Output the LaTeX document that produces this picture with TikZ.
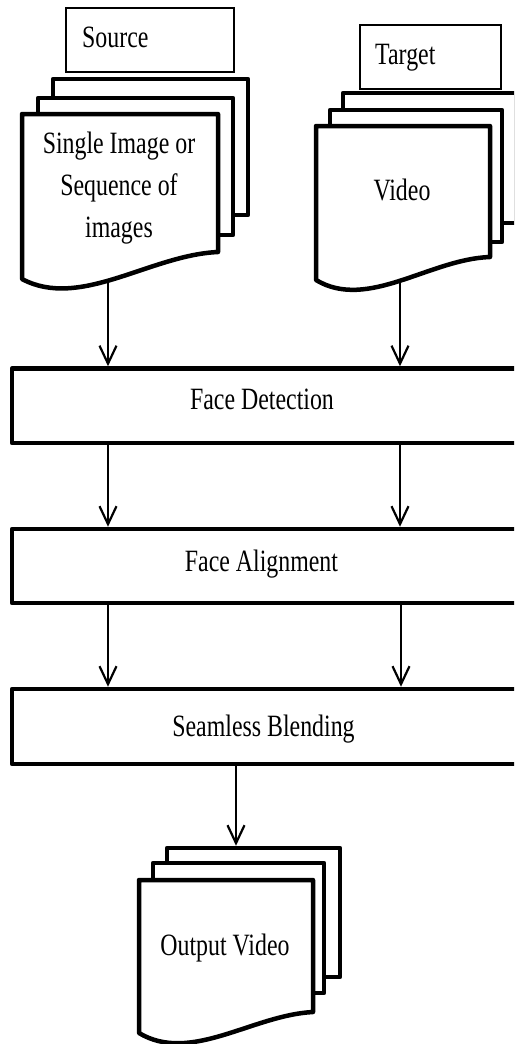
\documentclass[tikz,border=0pt]{standalone}
\usepackage{fontspec}
\setmainfont{Liberation Serif}[FakeStretch=0.77]
\usetikzlibrary{arrows.meta}
\pgfdeclarelayer{back}
\pgfsetlayers{back,main}
\tikzset{
  sheet/.style={draw, line width=4.5pt, fill=white, inner sep=0pt, line join=round},
  stage/.style={draw, line width=4.5pt, fill=white, inner sep=0pt, line join=round,
                minimum width=506pt},
  tag/.style={draw, line width=1.3pt, fill=white, inner sep=0pt},
  txt/.style={font=\fontsize{31}{42}\selectfont, inner sep=0pt, anchor=base},
  flow/.style={line width=2.2pt, -{Straight Barb[length=18pt,width=17pt,line width=2.2pt]}},
}
\begin{document}
\begin{tikzpicture}[x=1pt,y=-1pt]
\useasboundingbox (0,0) rectangle (514,1044);
\clip (0,0) rectangle (514,1044);

% column positions of the connectors
\coordinate (colL) at (108,0);
\coordinate (colR) at (400,0);
\coordinate (colR2) at (401,0);
\coordinate (colM) at (236,0);

% ---------- source documents ----------
\node[tag, minimum width=168pt, minimum height=64pt] (srctag) at (150,40) {};
\node[txt, anchor=base west] (srclabel) at (82,47) {Source};
\node[sheet, minimum width=195pt, minimum height=136pt] (srcback) at (150.5,147) {};
\node[sheet, minimum width=195pt, minimum height=137pt] (srcmid) at (135.5,166.5) {};
\draw[sheet] (22,279) -- (22,114) -- (218,114) -- (218,252)
  .. controls (150,255) and (80,310) .. (22,279) -- cycle;
% the base anchor of a multi-line node sits on its last line
\node[txt, align=center] (srctext) at (119,237) {Single Image or\\Sequence of\\images};
\coordinate (srcfoot) at (108,262);

% ---------- target documents ----------
\node[tag, minimum width=141pt, minimum height=64pt] (tgttag) at (430.5,57) {};
\node[txt, anchor=base west] (tgtlabel) at (375,64) {Target};
\node[sheet, minimum width=173pt, minimum height=130pt] (tgtback) at (429.5,158) {};
\node[sheet, minimum width=172pt, minimum height=132pt] (tgtmid) at (416,176) {};
\draw[sheet] (316,280) -- (316,126) -- (490,126) -- (490,257)
  .. controls (429.6,259) and (367.5,311) .. (316,280) -- cycle;
\node[txt] (tgttext) at (402,200) {Video};
\coordinate (tgtfoot) at (400,262);

% ---------- processing stages ----------
\node[stage, minimum height=74.5pt] (det) at (265,405.75) {};
\node[txt] (dettext) at (262,409) {Face Detection};
\node[stage, minimum height=74pt] (ali) at (265,566) {};
\node[txt] (alitext) at (261.5,571) {Face Alignment};
\node[stage, minimum height=75pt] (ble) at (265,726.5) {};
\node[txt] (bletext) at (263.5,736) {Seamless Blending};

% ---------- output documents ----------
\node[sheet, minimum width=173pt, minimum height=129pt] (outback) at (253.5,912.5) {};
\node[sheet, minimum width=171pt, minimum height=130pt] (outmid) at (238.5,928) {};
\draw[sheet] (139,1033) -- (139,880) -- (313,880) -- (313,1012)
  .. controls (252.6,1015) and (190.5,1064) .. (139,1033) -- cycle;
\node[txt] (outtext) at (225,955) {Output Video};

% ---------- connectors ----------
\begin{pgfonlayer}{back}
\draw[flow] (srcfoot) -- (srcfoot |- det.north);
\draw[flow] (tgtfoot) -- (tgtfoot |- det.north);
\end{pgfonlayer}
\draw[flow] (det.south -| colL) -- (ali.north -| colL);
\draw[flow] (det.south -| colR) -- (ali.north -| colR);
\draw[flow] (ali.south -| colL) -- (ble.north -| colL);
\draw[flow] (ali.south -| colR2) -- (ble.north -| colR2);
\draw[flow] (ble.south -| colM) -- (outback.north -| colM);
\end{tikzpicture}
\end{document}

__Your instructions__.
From the material above, reproduce everything verbatim except the pictures.

__Task result__.
Output the LaTeX document that produces this picture with TikZ.
\documentclass[tikz,border=0pt]{standalone}
\usepackage{fontspec}
\setmainfont{Liberation Serif}[FakeStretch=0.77]
\usetikzlibrary{arrows.meta}
\pgfdeclarelayer{back}
\pgfsetlayers{back,main}
\tikzset{
  sheet/.style={draw, line width=4.5pt, fill=white, inner sep=0pt, line join=round},
  stage/.style={draw, line width=4.5pt, fill=white, inner sep=0pt, line join=round,
                minimum width=506pt},
  tag/.style={draw, line width=1.3pt, fill=white, inner sep=0pt},
  txt/.style={font=\fontsize{31}{42}\selectfont, inner sep=0pt, anchor=base},
  flow/.style={line width=2.2pt, -{Straight Barb[length=18pt,width=17pt,line width=2.2pt]}},
}
\begin{document}
\begin{tikzpicture}[x=1pt,y=-1pt]
\useasboundingbox (0,0) rectangle (514,1044);
\clip (0,0) rectangle (514,1044);

% column positions of the connectors
\coordinate (colL) at (108,0);
\coordinate (colR) at (400,0);
\coordinate (colR2) at (401,0);
\coordinate (colM) at (236,0);

% ---------- source documents ----------
\node[tag, minimum width=168pt, minimum height=64pt] (srctag) at (150,40) {};
\node[txt, anchor=base west] (srclabel) at (82,47) {Source};
\node[sheet, minimum width=195pt, minimum height=136pt] (srcback) at (150.5,147) {};
\node[sheet, minimum width=195pt, minimum height=137pt] (srcmid) at (135.5,166.5) {};
\draw[sheet] (22,279) -- (22,114) -- (218,114) -- (218,252)
  .. controls (150,255) and (80,310) .. (22,279) -- cycle;
% the base anchor of a multi-line node sits on its last line
\node[txt, align=center] (srctext) at (119,237) {Single Image or\\Sequence of\\images};
\coordinate (srcfoot) at (108,262);

% ---------- target documents ----------
\node[tag, minimum width=141pt, minimum height=64pt] (tgttag) at (430.5,57) {};
\node[txt, anchor=base west] (tgtlabel) at (375,64) {Target};
\node[sheet, minimum width=173pt, minimum height=130pt] (tgtback) at (429.5,158) {};
\node[sheet, minimum width=172pt, minimum height=132pt] (tgtmid) at (416,176) {};
\draw[sheet] (316,280) -- (316,126) -- (490,126) -- (490,257)
  .. controls (429.6,259) and (367.5,311) .. (316,280) -- cycle;
\node[txt] (tgttext) at (402,200) {Video};
\coordinate (tgtfoot) at (400,262);

% ---------- processing stages ----------
\node[stage, minimum height=74.5pt] (det) at (265,405.75) {};
\node[txt] (dettext) at (262,409) {Face Detection};
\node[stage, minimum height=74pt] (ali) at (265,566) {};
\node[txt] (alitext) at (261.5,571) {Face Alignment};
\node[stage, minimum height=75pt] (ble) at (265,726.5) {};
\node[txt] (bletext) at (263.5,736) {Seamless Blending};

% ---------- output documents ----------
\node[sheet, minimum width=173pt, minimum height=129pt] (outback) at (253.5,912.5) {};
\node[sheet, minimum width=171pt, minimum height=130pt] (outmid) at (238.5,928) {};
\draw[sheet] (139,1033) -- (139,880) -- (313,880) -- (313,1012)
  .. controls (252.6,1015) and (190.5,1064) .. (139,1033) -- cycle;
\node[txt] (outtext) at (225,955) {Output Video};

% ---------- connectors ----------
\begin{pgfonlayer}{back}
\draw[flow] (srcfoot) -- (srcfoot |- det.north);
\draw[flow] (tgtfoot) -- (tgtfoot |- det.north);
\end{pgfonlayer}
\draw[flow] (det.south -| colL) -- (ali.north -| colL);
\draw[flow] (det.south -| colR) -- (ali.north -| colR);
\draw[flow] (ali.south -| colL) -- (ble.north -| colL);
\draw[flow] (ali.south -| colR2) -- (ble.north -| colR2);
\draw[flow] (ble.south -| colM) -- (outback.north -| colM);
\end{tikzpicture}
\end{document}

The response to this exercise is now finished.